- Born: 29 March 1913 Tigaria, Central Provinces and Berar, British India
- Died: 20 February 1985 (aged 71) Narsinghpur, Madhya Pradesh, India
- Occupations: poet and author

= Bhawani Prasad Mishra =

Hindi poet (1913–1985)

Bhawani Prasad Mishra (29 March 1913 – 20 February 1985) was a poet and author from India. He was honoured with Sahitya Akademi Award in 1972 for his book Buni Hui Rassi.

== Personal life==
Bhawani Prasad Mishra was born on 29 March 1913 in the village Tigaria of Hoshangabad district in erstwhile Central Province of British India. He spent many years of his life in Delhi. He and his spouse, Sarla Mishra, had 2 children: Anupam Mishra and Namita Sharma, who played an important role in his life and work. Mishra died on 20 February 1985 among his family at Narsinghpur town of Madhya Pradesh where he had gone to attend a marriage function.

==Works==
Mishra's work spans genres such as poetry, essays, memoirs, children's literature, and translations.
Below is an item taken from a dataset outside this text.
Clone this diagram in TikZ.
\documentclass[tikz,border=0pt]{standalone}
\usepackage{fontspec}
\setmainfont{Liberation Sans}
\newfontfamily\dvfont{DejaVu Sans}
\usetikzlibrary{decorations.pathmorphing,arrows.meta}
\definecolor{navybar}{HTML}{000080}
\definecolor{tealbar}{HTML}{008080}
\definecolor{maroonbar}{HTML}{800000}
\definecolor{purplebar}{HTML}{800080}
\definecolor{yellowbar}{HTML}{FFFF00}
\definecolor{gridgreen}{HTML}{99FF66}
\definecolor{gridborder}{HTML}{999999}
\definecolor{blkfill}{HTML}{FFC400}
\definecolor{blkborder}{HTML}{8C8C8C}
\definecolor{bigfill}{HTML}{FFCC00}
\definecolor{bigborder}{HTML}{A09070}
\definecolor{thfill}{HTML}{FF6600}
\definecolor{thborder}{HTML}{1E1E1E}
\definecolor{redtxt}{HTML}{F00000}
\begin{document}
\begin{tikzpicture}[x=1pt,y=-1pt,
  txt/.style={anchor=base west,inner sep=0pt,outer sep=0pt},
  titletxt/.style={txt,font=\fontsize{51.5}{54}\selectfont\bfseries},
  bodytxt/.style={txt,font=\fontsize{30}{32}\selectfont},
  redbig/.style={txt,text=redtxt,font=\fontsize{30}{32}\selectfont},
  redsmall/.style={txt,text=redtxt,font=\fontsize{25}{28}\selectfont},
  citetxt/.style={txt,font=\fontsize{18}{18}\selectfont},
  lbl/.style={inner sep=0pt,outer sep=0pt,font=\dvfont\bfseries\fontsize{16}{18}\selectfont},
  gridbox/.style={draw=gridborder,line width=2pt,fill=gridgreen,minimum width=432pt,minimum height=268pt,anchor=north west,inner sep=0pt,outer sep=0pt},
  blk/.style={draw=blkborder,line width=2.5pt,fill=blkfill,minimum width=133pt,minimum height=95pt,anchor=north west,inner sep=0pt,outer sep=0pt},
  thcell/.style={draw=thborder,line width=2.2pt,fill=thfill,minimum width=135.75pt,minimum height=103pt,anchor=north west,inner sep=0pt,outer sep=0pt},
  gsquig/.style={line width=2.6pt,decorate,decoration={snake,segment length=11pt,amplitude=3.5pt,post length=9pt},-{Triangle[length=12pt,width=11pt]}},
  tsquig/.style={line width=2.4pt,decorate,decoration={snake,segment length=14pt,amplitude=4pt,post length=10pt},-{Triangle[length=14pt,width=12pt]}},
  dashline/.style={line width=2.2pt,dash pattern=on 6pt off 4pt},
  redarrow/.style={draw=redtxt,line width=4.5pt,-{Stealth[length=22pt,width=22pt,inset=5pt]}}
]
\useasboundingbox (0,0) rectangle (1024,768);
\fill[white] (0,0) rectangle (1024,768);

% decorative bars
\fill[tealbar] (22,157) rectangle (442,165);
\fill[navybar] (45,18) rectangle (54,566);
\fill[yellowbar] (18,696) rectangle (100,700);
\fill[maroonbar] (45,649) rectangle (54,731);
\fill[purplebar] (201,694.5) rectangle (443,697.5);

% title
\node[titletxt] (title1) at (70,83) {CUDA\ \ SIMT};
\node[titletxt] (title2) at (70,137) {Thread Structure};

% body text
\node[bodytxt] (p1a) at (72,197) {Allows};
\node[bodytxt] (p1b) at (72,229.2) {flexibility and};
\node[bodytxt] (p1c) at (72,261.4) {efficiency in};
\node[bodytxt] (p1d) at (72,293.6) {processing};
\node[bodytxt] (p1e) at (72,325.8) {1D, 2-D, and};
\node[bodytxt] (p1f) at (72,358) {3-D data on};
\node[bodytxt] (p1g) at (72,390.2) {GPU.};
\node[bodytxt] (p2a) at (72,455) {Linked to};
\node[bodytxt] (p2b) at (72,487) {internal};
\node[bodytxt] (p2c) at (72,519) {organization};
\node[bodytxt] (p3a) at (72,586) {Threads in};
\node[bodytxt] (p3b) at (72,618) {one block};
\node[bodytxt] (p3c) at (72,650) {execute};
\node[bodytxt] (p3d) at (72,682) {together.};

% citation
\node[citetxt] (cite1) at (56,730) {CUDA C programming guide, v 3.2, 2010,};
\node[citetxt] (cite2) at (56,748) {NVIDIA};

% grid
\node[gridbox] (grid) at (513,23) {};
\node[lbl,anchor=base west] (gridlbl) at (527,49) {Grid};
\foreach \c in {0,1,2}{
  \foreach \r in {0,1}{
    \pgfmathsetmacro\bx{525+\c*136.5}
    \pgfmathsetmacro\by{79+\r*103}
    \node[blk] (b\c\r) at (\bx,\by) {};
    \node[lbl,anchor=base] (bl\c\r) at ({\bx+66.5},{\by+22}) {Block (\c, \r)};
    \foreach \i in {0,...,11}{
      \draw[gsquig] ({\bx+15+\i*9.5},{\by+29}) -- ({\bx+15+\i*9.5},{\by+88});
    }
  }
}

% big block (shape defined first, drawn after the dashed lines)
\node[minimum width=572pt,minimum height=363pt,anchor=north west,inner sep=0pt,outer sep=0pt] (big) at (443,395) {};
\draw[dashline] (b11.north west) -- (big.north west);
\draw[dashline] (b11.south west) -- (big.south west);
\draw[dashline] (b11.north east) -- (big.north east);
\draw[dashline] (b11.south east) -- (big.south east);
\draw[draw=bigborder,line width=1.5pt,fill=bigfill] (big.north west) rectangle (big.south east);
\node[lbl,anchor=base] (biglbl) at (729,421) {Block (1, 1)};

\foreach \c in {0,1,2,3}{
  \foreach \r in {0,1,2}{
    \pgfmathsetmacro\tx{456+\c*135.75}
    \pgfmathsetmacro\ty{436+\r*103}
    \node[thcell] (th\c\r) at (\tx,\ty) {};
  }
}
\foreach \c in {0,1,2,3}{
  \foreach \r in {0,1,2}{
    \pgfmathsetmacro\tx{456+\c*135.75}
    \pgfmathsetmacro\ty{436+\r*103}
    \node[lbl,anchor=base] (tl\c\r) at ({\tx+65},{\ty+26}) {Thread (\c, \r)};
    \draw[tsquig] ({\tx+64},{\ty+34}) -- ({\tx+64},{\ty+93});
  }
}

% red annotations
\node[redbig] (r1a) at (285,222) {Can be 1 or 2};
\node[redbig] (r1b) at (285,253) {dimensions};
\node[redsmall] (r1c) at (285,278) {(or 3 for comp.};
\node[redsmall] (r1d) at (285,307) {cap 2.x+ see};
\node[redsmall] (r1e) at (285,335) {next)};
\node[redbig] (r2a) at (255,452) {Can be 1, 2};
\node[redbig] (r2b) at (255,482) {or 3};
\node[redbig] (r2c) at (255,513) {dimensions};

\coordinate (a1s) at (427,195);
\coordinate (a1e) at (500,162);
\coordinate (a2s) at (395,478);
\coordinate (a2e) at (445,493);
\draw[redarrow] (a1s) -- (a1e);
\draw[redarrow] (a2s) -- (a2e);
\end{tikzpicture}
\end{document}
However, he was most well known for his poetry. His poetry was known for its profound emotional depth but for having a simple language that could be accessible to the common masses. It often dwelled on themes of everyday life. Buni Hui Rassi, Geetfarosh, Satpuda Ke Ghane Jungle, Sannata, and Khushboo Ke Shilalekh are some of his most famous poems. Other notable works of Bhavani Prasad Mishra include:
- Ye kohare mere haainn
- Trikaal sandhyaaah
- Tus ki aag
- Kuchh neeti kuchh rajneethtti
- Idaṃ na mam
- Kathputli kavita
- Pahila pain (poem)
- Ghar ki yaad (poem)
- Man ek maili kameez hai
- Trikal sandhya
- Ise jagavo (poem)

==Beliefs==
Mishra was a Gandhian and was deeply disturbed by the effects of colonization in India. He worried that the English education system in India was a hidden poison. Mishra published as many as 500 poems espousing Gandhi's values.